[EXERCISE REQUIREMENTS] Exactly the lines from the one containing "Output the web" through the one containing "const dia2 = '2020-01-08';" must be returned; include both ends and nothing else.

[LISTED ENTRIES]

________________________

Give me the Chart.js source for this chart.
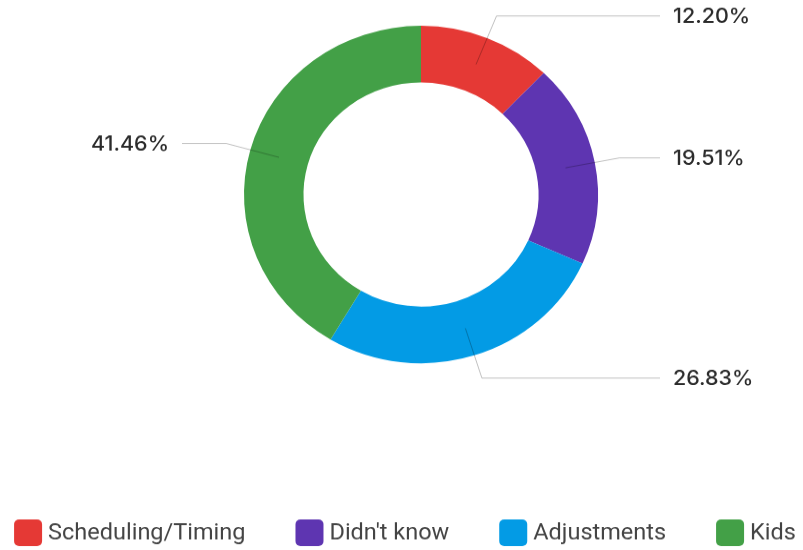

________________________

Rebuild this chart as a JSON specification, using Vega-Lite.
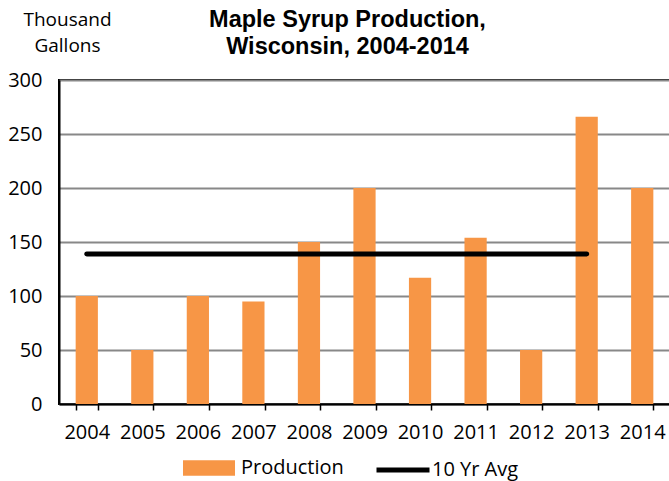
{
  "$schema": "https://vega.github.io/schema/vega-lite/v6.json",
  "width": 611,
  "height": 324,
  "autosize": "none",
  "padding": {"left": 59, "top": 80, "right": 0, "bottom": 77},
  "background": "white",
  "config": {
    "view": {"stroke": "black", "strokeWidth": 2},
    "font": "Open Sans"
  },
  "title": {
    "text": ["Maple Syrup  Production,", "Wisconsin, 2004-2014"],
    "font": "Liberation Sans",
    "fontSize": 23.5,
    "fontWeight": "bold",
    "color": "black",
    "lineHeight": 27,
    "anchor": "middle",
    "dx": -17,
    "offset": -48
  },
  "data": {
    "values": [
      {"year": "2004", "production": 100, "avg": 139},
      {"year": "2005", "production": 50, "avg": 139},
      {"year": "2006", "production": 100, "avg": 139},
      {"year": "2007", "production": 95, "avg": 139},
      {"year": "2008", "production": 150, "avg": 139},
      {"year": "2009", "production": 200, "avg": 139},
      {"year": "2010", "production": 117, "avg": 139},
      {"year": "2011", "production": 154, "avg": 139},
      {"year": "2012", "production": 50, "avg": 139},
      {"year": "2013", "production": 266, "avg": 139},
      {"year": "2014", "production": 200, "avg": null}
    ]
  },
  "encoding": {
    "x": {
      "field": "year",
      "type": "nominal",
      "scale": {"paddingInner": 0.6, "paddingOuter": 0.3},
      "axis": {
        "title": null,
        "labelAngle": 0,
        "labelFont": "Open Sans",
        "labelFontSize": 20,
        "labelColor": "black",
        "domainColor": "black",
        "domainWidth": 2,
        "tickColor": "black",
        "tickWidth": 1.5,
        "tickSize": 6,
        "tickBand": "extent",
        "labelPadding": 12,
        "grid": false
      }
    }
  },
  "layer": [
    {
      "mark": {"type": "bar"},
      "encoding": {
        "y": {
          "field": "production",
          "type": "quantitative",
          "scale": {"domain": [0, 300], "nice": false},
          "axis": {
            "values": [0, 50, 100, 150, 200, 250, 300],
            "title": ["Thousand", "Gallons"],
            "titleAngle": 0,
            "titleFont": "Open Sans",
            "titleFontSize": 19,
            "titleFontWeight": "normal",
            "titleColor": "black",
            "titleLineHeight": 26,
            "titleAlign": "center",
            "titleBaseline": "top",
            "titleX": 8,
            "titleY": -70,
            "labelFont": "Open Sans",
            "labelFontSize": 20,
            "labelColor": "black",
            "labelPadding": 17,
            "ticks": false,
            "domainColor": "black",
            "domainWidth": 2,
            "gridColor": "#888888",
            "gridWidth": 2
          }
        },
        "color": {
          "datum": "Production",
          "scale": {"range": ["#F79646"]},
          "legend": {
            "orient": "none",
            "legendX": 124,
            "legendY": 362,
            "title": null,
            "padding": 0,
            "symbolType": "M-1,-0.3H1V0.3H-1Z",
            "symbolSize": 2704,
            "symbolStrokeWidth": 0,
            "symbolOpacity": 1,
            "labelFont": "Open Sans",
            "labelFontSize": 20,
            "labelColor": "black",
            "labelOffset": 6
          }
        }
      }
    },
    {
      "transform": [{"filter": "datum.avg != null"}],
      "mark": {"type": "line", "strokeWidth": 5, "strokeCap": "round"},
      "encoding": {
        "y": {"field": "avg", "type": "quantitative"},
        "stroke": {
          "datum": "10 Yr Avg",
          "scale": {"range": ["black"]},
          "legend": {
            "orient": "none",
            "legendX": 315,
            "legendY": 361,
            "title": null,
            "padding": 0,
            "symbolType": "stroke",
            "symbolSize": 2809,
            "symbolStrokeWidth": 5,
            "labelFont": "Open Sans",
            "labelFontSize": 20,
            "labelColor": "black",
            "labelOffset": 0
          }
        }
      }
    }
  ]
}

________________________

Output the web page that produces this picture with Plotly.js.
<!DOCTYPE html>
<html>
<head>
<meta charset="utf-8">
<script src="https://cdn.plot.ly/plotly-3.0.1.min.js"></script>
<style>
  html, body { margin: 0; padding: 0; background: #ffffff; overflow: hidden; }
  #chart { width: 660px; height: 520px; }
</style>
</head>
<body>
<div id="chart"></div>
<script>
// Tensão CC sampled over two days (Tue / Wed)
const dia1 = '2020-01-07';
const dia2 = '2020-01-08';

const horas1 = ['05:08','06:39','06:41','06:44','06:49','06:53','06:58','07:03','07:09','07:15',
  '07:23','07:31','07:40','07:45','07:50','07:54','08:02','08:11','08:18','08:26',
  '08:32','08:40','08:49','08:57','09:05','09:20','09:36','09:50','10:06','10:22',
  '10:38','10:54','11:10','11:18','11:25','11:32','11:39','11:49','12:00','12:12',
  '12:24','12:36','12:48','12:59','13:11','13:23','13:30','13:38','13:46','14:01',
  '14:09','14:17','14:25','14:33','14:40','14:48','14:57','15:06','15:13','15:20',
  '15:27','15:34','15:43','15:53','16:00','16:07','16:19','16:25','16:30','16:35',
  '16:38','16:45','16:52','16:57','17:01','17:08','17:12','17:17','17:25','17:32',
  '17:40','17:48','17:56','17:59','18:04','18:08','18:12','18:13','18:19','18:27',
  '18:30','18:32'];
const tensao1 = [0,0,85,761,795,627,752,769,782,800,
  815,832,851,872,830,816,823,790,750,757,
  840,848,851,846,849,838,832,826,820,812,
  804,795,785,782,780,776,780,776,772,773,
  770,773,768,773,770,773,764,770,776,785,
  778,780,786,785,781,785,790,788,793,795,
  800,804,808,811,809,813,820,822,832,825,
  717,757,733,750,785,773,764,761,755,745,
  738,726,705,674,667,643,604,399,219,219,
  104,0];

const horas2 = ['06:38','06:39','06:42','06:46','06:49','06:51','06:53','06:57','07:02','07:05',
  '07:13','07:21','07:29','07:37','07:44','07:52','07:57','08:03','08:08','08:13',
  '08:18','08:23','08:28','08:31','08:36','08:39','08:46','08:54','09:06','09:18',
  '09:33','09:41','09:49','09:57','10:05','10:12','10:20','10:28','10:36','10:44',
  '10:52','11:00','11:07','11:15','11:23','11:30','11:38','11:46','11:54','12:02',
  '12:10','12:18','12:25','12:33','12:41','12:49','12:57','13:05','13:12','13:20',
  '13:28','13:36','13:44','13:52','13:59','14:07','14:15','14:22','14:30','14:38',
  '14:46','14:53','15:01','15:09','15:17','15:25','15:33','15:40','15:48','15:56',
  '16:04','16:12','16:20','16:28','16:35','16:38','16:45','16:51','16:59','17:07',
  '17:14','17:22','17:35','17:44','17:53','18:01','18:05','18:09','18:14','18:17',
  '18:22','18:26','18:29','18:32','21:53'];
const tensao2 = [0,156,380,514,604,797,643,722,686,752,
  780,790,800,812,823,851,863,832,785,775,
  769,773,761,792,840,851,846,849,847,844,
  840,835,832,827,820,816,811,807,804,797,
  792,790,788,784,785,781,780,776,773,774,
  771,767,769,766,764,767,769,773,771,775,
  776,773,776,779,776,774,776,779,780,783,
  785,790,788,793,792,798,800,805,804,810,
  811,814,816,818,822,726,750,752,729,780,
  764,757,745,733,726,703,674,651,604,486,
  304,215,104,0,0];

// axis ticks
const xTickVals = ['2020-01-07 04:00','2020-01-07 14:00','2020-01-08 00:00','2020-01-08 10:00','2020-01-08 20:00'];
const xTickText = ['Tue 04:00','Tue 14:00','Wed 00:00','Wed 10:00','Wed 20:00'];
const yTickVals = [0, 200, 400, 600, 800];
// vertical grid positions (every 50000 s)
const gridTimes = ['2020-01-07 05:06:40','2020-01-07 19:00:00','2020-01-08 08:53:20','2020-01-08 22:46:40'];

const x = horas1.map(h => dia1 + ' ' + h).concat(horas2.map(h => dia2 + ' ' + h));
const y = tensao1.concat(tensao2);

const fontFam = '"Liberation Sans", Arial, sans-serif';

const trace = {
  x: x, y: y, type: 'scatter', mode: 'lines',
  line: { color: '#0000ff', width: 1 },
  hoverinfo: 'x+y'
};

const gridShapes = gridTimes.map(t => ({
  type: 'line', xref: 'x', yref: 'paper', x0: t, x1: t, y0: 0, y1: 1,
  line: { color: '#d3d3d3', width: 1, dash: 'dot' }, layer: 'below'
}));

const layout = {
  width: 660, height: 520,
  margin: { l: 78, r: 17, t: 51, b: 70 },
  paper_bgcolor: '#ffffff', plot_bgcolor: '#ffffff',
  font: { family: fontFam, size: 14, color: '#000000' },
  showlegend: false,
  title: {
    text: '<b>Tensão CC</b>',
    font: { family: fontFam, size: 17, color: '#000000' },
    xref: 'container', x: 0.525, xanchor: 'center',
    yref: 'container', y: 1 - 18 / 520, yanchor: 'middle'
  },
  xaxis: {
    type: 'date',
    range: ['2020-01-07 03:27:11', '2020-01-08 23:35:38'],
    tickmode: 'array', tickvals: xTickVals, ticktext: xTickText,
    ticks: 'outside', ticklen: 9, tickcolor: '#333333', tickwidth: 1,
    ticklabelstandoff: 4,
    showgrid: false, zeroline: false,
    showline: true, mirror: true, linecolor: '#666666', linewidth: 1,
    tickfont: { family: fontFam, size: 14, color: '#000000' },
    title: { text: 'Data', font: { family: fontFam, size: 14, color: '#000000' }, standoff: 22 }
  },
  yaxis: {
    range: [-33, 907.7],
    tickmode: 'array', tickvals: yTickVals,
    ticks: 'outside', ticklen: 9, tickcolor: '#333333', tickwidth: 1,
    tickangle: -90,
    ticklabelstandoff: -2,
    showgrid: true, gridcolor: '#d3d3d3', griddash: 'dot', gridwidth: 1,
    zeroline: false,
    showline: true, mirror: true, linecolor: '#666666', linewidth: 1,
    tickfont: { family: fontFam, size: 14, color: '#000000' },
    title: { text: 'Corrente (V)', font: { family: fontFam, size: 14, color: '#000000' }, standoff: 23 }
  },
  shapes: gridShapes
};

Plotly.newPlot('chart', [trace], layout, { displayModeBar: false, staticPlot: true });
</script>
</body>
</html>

________________________

[OUTPUT FOR THIS TASK]
Output the web page that produces this picture with Plotly.js.
<!DOCTYPE html>
<html>
<head>
<meta charset="utf-8">
<script src="https://cdn.plot.ly/plotly-3.0.1.min.js"></script>
<style>
  html, body { margin: 0; padding: 0; background: #ffffff; overflow: hidden; }
  #chart { width: 660px; height: 520px; }
</style>
</head>
<body>
<div id="chart"></div>
<script>
// Tensão CC sampled over two days (Tue / Wed)
const dia1 = '2020-01-07';
const dia2 = '2020-01-08';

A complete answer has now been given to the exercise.